Subject: Re: Raising NFS parameters for higher bandwith or "long fat pipe"
To: Manuel Bouyer <bouyer@antioche.eu.org>
From: Jonathan Stone <jonathan@DSG.Stanford.EDU>
List: tech-net
Date: 12/07/2003 17:17:33
In message <20031207133149.GA1640@antioche.eu.org>Manuel Bouyer writes

>I'd like to see this. I suspect solaris is doing something similar.

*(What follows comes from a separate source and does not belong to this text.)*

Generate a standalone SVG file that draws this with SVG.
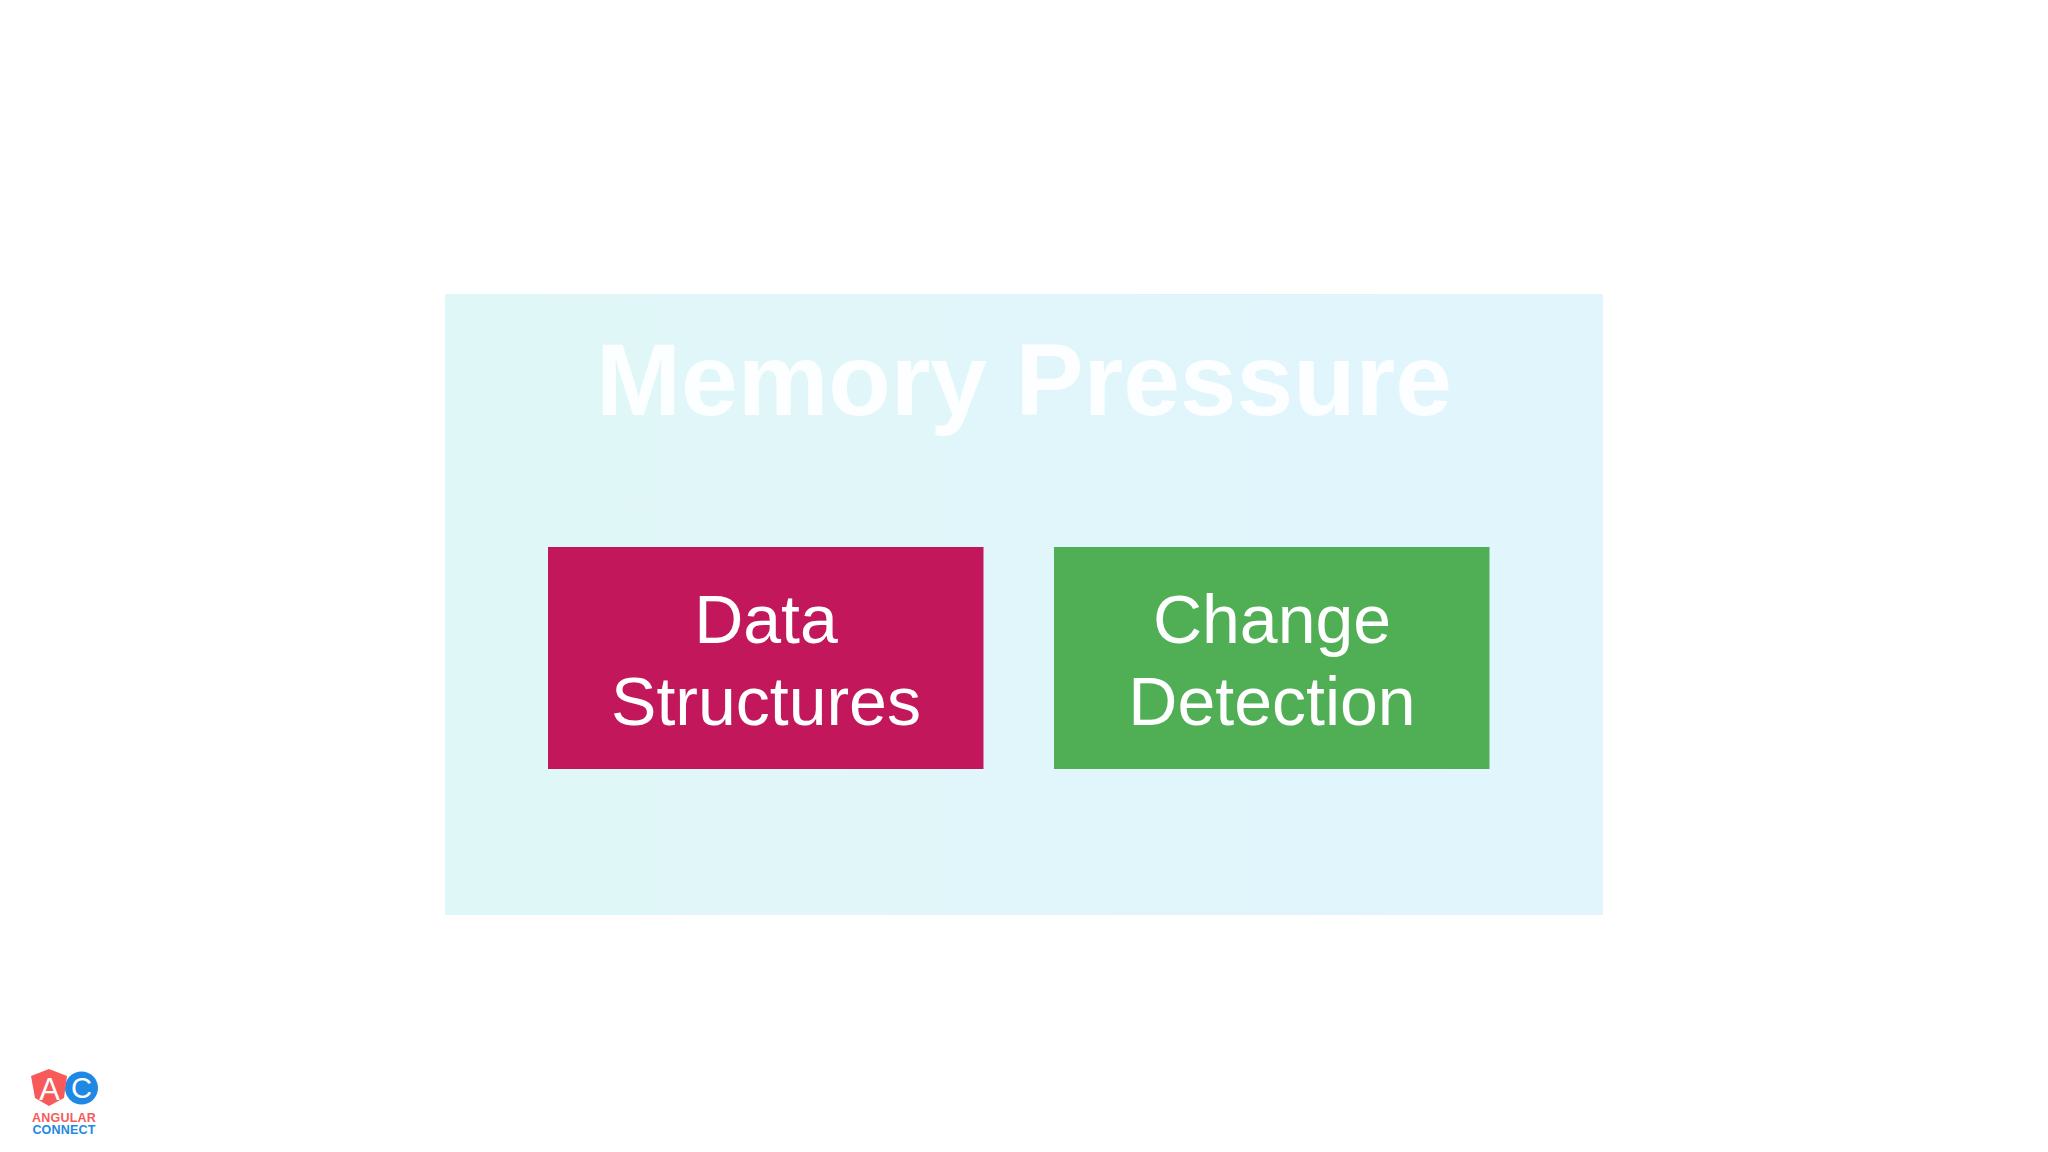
<svg xmlns="http://www.w3.org/2000/svg" width="2048" height="1152" viewBox="0 0 2048 1152">
<style>
text{font-family:"Liberation Sans",Arial,sans-serif;text-anchor:middle}
.label{font-size:68px;fill:#fff}
.title{font-size:102px;font-weight:700;fill:#fff;fill-opacity:.9}
.logo{font-size:12.5px;font-weight:700;letter-spacing:.2px}
</style>
<defs>
<linearGradient id="panel" x1="0" y1="0" x2="1" y2="0"><stop offset="0" stop-color="#e0f7f7"/><stop offset="1" stop-color="#e1f5fd"/></linearGradient>
</defs>
<rect width="2048" height="1152" fill="#fff"/>
<g id="memory-pressure">
<rect x="445" y="294" width="1158" height="621" fill="url(#panel)"/>
<text class="title" x="1024" y="414.500">Memory Pressure</text>
</g>
<g id="data-structures">
<rect x="548" y="547" width="435.500" height="222" fill="#c2185b"/>
<text class="label" x="766" y="643">Data</text>
<text class="label" x="766" y="725">Structures</text>
</g>
<g id="change-detection">
<rect x="1054" y="547" width="435.500" height="222" fill="#50af55"/>
<text class="label" x="1272" y="643">Change</text>
<text class="label" x="1272" y="725">Detection</text>
</g>
<g id="logo">
<circle cx="81.500" cy="1088" r="16.500" fill="#1e88e5"/>
<path d="M49 1069L67 1076L64 1098L49 1106L35 1098L31 1076Z" fill="#f85a5a"/>
<text x="49.500" y="1100" font-size="31" fill="#fff">A</text>
<text x="81.500" y="1098" font-size="29" fill="#fff">C</text>
<text class="logo" x="64" y="1122" fill="#f85a5a">ANGULAR</text>
<text class="logo" x="64" y="1134" fill="#1e88e5">CONNECT</text>
</g>
</svg>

I havent measured Solaris. I know Linux can fire up off to 1Mbyte
(256k*4k pages) of writes before it blocks waiting for the server
to respond.


>An Ultra/5 running solaris7 can read/write at full 100Mb/s to a NetBSD NFS
>server. NetBSD 1.6.x boxes (i386 and sparc64) can't do more than 70Mb/s readin
>g
>and even less writing (I didn't look if current is better in this area
>recently).

If the clients do large I/Os, and you have enough nfsio threads on the
clients, I would expect write throughput to be higher than read
throughput.  Were your read results for the first read of a file after
a mount, or for a re-read? I'm sure you know client-side caching means
a re-read often doesn't touch the server, but its easy to miss.  I
usually unmount, remount, then do

	time dd bs=128k if=... of=/dev/null

to estimate first-read throughput. You could also try iozone:

  On the client, do: sysctl -w vfs.nfs.iothreads = 32
  On the server, make sure there are at least 32 nfsd threads
        (fire of more copies of "nfsd -tun 20" if necessary)

  Then do: iozone -Q -Racb 

this will take a long time, and produce lots of output; you probably
want to redirect stdout/stderr and peruse later.  Again, for NFS, the
read data may reflect NFS-client-side caching, not actual I/O.